Possible Background of Flood Myths
A world flood is not something that the Hebrew assemblers of scripture or their ancestors could have personally experienced. The account of flood-like conditions presented in the Noah myth was “borrowed” from a Chaldean source, and then possibly flavored with details from Chinese flood accounts. Remember, for generations before the 7th century BCE composing of scripture there had been vast migrations of people everywhere due to unsettled conditions around the world. So the authors would know, if only at random, the myths of far east people. The most likely historical time of the alleged worldwide flood would be c. 20,000 BCE when glacial problems and polar imbalance resulted in planetary disaster.
As recently as 20,000 BCE the North Pole of planet Earth was situated in the area now known as Hudson Bay in NE Canada. This was the age of massive glaciations, and around 19,000 BCE (most likely 18,612 BCE) the tremendous weight of the glaciers began to strain the planet’s landmasses to their breaking point. The total volume of ice that then covered the Northern Hemisphere has been estimated to have been around six million cubic miles. There was, in addition, extensive glaciations in the Southern Hemisphere. Consequently the oceans of the world were around four hundred feet lower than in our modern world. This was the setting for an unimaginable catastrophe for the planet.
For some reason in this period of time there was a sudden increase by about six to ten degrees centigrade in the temperature of the surface waters in the Atlantic Ocean. This may have been caused by internal friction as land plates collapsed from the weight of the glaciers. The great volumes of ice that had taken around forty thousand years to accumulate began to melt. As billions of tons of ice became liberated, various sections of the Earth’s crust that had been pressed down by the weight began to rise, sometimes with sudden disastrous results. There had been clear signs everywhere that planet-wide changes were building.
Ancient Assyrian clay texts give an account of pre-deluge conditions; in that account the god Enlil ordered that a famine should prevail in the world, and so a lack of rain followed which led to the failure of the irrigation systems. Rather rapidly human life became so desperate that people were eating grass, but even plant life quickly became depleted. Everywhere people begged heaven for water. Families broke apart in sheer madness of hunger, and eventually this resulted in cannibalism. As inconceivable as it may seem, the bulk of the world population that had long endured such drought and suffering would perish in an onslaught of water.

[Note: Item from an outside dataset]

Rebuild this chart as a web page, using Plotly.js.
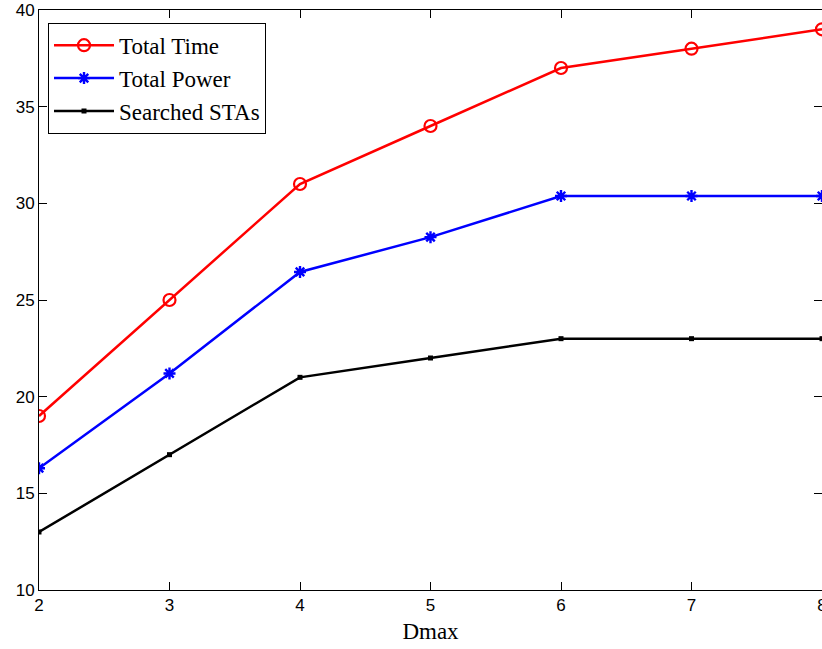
<!DOCTYPE html>
<html><head><meta charset="utf-8">
<script src="https://cdn.plot.ly/plotly-3.0.1.min.js"></script>
<style>html,body{margin:0;padding:0;overflow:hidden;background:#fff}</style>
</head><body>
<div id="chart" style="width:832px;height:649px"></div>
<script>
var dmax = [2, 3, 4, 5, 6, 7, 8];
var totalTime = [19, 25, 31, 34, 37, 38, 39];
var totalPower = [16.3, 21.2, 26.45, 28.25, 30.38, 30.38, 30.38];
var searchedSTAs = [13, 17, 21, 22, 23, 23, 23];
var seriesNames = ['Total Time', 'Total Power', 'Searched STAs'];

var traces = [
  {x: dmax, y: totalTime, name: seriesNames[0], mode: 'lines+markers',
   line: {color: '#ff0000', width: 2.5},
   marker: {symbol: 'circle-open', size: 12, color: '#ff0000', line: {width: 2.2, color: '#ff0000'}}},
  {x: dmax, y: totalPower, name: seriesNames[1], mode: 'lines+markers',
   line: {color: '#0000ff', width: 2.5},
   marker: {symbol: 'asterisk-open', size: 10, color: '#0000ff', line: {width: 2.4, color: '#0000ff'}}},
  {x: dmax, y: searchedSTAs, name: seriesNames[2], mode: 'lines+markers',
   line: {color: '#000000', width: 2.5},
   marker: {symbol: 'square', size: 5, color: '#000000'}}
];

var axisCommon = {
  showgrid: false, zeroline: false, showline: true, linecolor: '#000', linewidth: 1,
  mirror: 'ticks', ticks: 'inside', ticklen: 8, tickcolor: '#000', tickwidth: 1,
  tickfont: {family: 'Liberation Sans, Arial, sans-serif', size: 17, color: '#000'}
};

var layout = {
  width: 832, height: 649,
  margin: {l: 39, r: 10, t: 10, b: 59},
  paper_bgcolor: '#fff', plot_bgcolor: '#fff',
  showlegend: true,
  xaxis: Object.assign({}, axisCommon, {
    range: [2, 8], tickvals: dmax, ticktext: dmax.map(String),
    title: {text: 'Dmax', standoff: 8, font: {family: 'Liberation Serif, Times New Roman, serif', size: 23, color: '#000'}}
  }),
  yaxis: Object.assign({}, axisCommon, {
    range: [10, 40], tickvals: [10, 15, 20, 25, 30, 35, 40]
  }),
  legend: {
    x: 0.0115, y: 0.978, xanchor: 'left', yanchor: 'top',
    bgcolor: '#fff', bordercolor: '#000', borderwidth: 1,
    itemwidth: 60, tracegroupgap: 0,
    font: {family: 'Liberation Serif, Times New Roman, serif', size: 23, color: '#000'}
  }
};

Plotly.newPlot('chart', traces, layout, {displayModeBar: false, staticPlot: true});
</script>
</body></html>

As the ancient ice melted, glacier slippage began across the Northern Hemisphere, and landmasses started to bobble upward. In the Southern Hemisphere a continent-sized chunk of ice plunged into the South Polar region which set off horrendous consequences. An immense tidal wave was suddenly triggered in the Antarctic waters, and the avalanche of water rushed northward into the waters of the Atlantic, Pacific and Indian Oceans. This sudden change generated massive violent storms that released torrents of rain that swept ahead of the tidal wave. According to the ancient clay texts, a great flooding of Earth was loosed “…on the seventeenth day of the second month to the month of Addar”—or lasting to the twelfth month. In an older Noah version, Noah opened the hatch of the ark on the first day of the first month, which corresponds to the watery catastrophe lasting into the twelfth month. So the inundating waters prevailed for five months.
Of this disastrous period the more ancient Sumerian Kings List reported that 120 “shars” had been wiped away virtually overnight by the flood. A “shar,” researchers tell us, was equivalent to 3,600 years! So 120 “shars” amount to 432,000 years! This happens to match exactly with claims made by the Babylonian priest-astronomer named Berosus. Berosus, using archives in the temple of Bel at Babylon, wrote in Greek three books of Babylonian-Chadean history. Berosus died c 260 BCE.
When the North Pole shifted c. 20,000 BCE from where it had been located in what is today the Hudson Bay region, and moved to its present location, incomprehensible havoc overwhelmed the entire Earth from a double whammy. The planet’s relatively thin crust was strained everywhere. And the greatest continental rift that occurred in that timeframe is still visible down the length of the African continent. It stretches from about 36 degrees north latitude in Syria to about 28 degrees south latitude in east Africa. The jagged fracture line almost follows along a meridian, stretching for over one-third of the distance from pole to pole. The sinking of this strip of Earth’s crust created the longest land valley on the planet. This fracture begins in Syria, in the Orontes River Valley, and jags back at Baalbek (Lebanon), extending to the Litani River Valley. From there the break-line traces to Lake Hulch in Palestine, continues along the Jordan River to the Sea of Galilee, and on to the Dead Sea. From there the rift courses along the Araba Valley to the Gulf of Aqaba in the Red Sea and extends across this area into Africa. It is here that the rift is exposed in its enormity, tracing from the Sabie River in Transvaal and extending eastward to the Gulf of Aden, and then westward to Tanganyika and the Upper Nile. This great rift culminates in the central Congo, marked by Lake Moeris and Lake Upemba.
Is it simply coincidence that a number of the sites mentioned along this great rift happen to play prominent roles in Hebrew and Christian scripture?